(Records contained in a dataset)
BEGIN
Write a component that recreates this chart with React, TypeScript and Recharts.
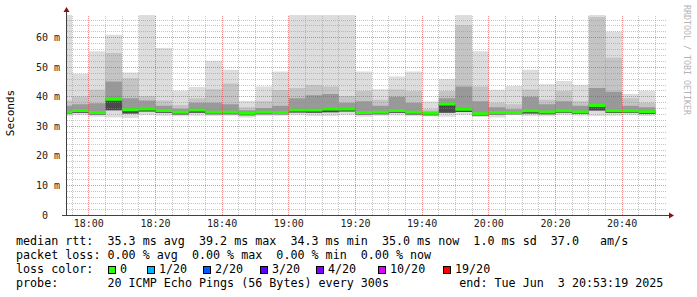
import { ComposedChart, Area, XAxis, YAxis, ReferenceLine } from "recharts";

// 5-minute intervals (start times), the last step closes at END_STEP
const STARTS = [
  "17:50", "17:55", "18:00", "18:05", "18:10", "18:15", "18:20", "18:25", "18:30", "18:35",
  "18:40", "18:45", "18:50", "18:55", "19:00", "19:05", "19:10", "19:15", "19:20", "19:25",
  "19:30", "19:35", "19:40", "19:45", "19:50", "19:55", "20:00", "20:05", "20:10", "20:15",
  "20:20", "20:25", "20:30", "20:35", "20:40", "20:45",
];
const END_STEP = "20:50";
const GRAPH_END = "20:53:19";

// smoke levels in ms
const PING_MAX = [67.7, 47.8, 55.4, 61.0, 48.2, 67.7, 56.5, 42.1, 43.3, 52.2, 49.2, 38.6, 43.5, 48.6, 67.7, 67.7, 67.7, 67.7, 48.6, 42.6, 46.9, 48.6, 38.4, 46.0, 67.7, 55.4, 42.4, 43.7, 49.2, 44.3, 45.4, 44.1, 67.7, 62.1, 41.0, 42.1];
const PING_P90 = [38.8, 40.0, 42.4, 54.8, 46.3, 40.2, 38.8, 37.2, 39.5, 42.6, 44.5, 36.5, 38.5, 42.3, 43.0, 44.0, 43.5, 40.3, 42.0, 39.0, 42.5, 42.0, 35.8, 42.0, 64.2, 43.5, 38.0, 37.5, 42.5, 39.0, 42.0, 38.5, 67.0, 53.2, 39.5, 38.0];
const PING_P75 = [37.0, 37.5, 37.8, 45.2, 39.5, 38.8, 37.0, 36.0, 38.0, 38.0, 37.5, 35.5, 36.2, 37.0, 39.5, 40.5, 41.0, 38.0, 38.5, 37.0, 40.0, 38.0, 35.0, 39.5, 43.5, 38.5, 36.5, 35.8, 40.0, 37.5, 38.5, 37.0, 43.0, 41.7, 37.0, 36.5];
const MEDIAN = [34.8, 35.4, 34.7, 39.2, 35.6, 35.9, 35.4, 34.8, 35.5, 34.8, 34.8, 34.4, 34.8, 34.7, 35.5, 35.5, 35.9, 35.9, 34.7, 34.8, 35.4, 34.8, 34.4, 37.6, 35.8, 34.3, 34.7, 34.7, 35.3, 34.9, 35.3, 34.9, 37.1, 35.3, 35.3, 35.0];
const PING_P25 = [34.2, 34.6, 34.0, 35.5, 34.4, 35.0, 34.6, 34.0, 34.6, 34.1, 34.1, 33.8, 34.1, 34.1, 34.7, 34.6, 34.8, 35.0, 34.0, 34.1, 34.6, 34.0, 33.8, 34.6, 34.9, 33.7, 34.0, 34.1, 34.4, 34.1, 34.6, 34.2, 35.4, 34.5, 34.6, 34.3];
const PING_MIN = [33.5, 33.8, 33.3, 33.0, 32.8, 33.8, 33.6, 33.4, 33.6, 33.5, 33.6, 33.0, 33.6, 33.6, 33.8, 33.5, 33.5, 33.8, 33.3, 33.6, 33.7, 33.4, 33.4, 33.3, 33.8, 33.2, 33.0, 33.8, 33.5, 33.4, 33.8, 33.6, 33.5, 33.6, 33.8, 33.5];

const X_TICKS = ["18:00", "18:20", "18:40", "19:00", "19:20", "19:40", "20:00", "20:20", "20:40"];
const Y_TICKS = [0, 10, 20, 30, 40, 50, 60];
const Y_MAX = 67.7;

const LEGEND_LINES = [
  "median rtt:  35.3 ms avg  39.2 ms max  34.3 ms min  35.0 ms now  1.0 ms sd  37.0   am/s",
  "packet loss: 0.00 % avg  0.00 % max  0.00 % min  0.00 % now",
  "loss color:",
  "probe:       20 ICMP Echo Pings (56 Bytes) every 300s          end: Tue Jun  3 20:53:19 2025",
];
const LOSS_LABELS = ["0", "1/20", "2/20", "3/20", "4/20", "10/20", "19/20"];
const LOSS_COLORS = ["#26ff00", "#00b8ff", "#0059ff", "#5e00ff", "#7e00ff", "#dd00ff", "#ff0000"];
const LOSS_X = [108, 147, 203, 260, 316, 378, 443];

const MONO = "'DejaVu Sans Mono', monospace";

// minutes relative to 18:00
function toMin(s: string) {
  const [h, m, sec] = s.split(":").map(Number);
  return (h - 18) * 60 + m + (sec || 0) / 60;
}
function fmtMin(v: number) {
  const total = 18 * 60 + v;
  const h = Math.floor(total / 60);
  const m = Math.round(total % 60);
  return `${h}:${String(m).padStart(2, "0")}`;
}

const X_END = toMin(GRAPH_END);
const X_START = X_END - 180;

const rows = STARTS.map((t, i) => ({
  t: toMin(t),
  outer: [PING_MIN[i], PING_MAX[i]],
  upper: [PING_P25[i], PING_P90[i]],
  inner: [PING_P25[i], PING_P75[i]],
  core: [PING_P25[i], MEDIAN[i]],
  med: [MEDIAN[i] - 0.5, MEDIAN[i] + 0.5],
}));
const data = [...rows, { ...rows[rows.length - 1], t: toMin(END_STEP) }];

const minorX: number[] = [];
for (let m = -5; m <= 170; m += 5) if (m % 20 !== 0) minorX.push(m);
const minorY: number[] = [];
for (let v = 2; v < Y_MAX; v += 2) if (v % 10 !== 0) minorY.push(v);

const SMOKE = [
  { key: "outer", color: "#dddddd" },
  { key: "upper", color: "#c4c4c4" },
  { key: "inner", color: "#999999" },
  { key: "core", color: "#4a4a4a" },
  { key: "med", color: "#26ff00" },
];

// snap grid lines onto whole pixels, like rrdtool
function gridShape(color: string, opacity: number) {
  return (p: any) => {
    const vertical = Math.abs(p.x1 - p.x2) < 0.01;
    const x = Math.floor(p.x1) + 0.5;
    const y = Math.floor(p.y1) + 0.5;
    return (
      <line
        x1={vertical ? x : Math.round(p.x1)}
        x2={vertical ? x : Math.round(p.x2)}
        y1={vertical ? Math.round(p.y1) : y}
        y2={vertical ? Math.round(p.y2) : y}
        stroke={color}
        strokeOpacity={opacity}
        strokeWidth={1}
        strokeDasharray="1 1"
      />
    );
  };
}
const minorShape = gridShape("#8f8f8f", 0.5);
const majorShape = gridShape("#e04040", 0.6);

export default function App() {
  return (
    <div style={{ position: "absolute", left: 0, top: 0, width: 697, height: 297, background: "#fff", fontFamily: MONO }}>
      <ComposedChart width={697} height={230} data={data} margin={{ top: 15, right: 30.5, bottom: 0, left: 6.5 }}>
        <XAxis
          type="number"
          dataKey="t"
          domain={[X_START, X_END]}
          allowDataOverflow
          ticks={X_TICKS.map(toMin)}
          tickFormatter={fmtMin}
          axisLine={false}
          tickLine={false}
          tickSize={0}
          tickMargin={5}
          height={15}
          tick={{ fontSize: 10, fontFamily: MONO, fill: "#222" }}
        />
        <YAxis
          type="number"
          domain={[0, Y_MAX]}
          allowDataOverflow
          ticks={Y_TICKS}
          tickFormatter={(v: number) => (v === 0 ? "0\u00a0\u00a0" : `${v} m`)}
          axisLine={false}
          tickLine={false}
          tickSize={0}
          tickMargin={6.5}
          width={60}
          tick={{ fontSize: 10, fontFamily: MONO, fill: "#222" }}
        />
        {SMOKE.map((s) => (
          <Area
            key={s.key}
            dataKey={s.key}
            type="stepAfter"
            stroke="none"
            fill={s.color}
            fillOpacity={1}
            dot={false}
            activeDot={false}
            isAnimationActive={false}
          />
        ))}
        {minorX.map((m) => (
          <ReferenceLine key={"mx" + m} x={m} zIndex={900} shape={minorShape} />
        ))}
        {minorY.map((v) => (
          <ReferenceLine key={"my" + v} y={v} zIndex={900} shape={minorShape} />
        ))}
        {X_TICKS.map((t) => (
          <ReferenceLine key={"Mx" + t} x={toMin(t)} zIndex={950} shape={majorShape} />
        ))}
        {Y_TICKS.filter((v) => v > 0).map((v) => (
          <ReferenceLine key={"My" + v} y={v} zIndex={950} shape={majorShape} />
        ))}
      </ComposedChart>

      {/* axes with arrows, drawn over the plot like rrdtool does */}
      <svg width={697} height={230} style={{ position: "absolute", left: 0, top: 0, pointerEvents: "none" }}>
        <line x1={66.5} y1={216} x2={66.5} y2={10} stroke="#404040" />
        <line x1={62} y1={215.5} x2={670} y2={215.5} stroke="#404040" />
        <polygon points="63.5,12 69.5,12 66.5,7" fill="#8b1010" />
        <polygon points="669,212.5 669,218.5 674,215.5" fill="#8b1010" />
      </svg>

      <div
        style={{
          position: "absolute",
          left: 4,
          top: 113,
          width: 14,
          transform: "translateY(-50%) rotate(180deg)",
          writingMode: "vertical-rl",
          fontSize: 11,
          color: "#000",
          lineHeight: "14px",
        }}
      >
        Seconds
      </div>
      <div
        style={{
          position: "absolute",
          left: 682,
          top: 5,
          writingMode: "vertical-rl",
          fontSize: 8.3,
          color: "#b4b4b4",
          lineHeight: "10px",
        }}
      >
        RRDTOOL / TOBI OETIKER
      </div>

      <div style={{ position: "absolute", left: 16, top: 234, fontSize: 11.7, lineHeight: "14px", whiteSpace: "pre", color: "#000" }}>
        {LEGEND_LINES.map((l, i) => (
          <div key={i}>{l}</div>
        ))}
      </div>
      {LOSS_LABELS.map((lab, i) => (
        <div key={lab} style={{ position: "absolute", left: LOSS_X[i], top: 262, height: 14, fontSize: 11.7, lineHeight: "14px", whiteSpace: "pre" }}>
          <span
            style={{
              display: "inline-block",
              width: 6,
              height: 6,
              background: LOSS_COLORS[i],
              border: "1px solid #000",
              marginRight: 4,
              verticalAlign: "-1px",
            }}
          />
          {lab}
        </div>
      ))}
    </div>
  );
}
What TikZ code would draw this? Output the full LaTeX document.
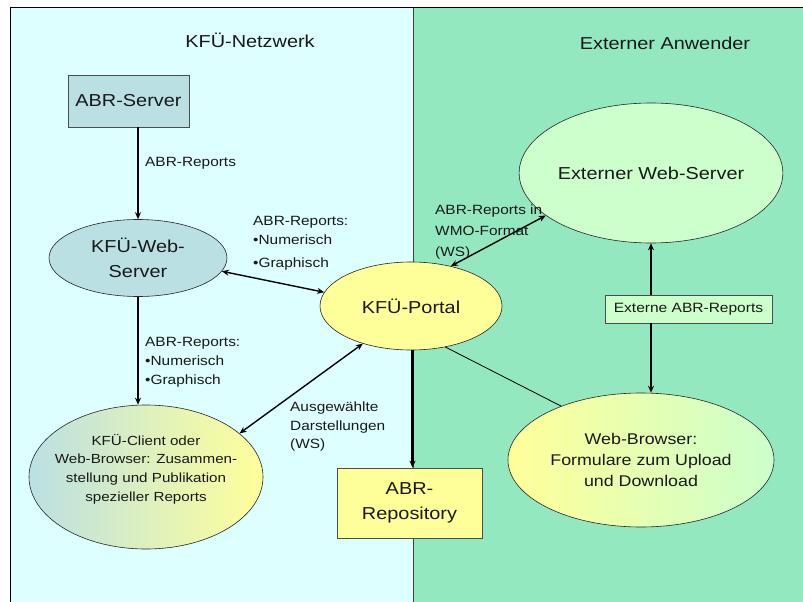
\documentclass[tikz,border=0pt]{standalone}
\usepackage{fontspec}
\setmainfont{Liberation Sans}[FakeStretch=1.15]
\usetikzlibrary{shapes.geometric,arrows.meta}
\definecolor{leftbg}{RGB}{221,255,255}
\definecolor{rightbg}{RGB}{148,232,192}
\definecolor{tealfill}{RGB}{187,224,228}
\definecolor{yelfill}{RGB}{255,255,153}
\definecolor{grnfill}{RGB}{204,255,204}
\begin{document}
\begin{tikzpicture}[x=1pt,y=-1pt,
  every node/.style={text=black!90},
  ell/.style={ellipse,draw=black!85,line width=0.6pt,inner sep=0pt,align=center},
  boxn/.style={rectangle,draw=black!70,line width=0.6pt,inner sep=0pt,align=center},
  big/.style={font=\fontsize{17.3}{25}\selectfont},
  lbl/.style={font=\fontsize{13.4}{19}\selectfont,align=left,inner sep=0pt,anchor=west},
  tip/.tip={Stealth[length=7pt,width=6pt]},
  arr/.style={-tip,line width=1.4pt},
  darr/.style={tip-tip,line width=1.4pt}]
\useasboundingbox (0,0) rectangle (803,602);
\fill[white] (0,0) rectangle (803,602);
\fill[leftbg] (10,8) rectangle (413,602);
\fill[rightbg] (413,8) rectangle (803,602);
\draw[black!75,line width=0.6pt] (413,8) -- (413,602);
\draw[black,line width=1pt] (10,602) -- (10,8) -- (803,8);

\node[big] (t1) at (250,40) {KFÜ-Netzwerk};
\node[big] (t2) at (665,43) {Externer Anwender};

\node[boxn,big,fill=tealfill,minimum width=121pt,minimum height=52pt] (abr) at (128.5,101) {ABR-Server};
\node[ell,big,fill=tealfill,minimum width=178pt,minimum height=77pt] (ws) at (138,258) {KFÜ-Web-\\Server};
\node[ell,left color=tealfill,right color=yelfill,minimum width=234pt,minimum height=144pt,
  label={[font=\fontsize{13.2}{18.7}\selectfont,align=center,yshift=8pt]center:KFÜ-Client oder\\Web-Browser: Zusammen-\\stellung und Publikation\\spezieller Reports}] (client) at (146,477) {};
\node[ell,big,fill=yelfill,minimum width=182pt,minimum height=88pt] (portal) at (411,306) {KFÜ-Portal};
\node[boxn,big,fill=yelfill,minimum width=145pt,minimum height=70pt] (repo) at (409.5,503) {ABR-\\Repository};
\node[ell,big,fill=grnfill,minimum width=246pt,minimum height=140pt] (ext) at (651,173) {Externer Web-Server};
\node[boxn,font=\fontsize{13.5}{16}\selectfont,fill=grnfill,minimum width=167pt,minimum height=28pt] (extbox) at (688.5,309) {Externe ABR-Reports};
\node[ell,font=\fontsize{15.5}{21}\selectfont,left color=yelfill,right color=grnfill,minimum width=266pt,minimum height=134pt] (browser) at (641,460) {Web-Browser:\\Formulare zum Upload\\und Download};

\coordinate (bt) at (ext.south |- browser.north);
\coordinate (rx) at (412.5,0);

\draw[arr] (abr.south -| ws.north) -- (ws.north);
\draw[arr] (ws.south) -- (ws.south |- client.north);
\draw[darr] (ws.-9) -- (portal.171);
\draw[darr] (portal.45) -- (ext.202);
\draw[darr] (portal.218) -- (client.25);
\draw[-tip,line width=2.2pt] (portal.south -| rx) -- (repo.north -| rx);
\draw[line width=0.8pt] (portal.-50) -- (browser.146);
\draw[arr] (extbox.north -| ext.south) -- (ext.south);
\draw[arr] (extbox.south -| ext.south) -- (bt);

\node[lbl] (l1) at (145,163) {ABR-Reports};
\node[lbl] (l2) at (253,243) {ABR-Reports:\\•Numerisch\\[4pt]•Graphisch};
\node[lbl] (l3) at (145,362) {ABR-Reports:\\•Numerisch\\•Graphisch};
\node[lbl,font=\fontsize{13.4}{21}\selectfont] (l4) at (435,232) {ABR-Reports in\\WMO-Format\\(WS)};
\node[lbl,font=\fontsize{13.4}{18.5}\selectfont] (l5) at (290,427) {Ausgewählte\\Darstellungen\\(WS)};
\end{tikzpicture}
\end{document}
END
Copy out every line from the records that has the word "this".

## Output of the task
Write a component that recreates this chart with React, TypeScript and Recharts.
What TikZ code would draw this? Output the full LaTeX document.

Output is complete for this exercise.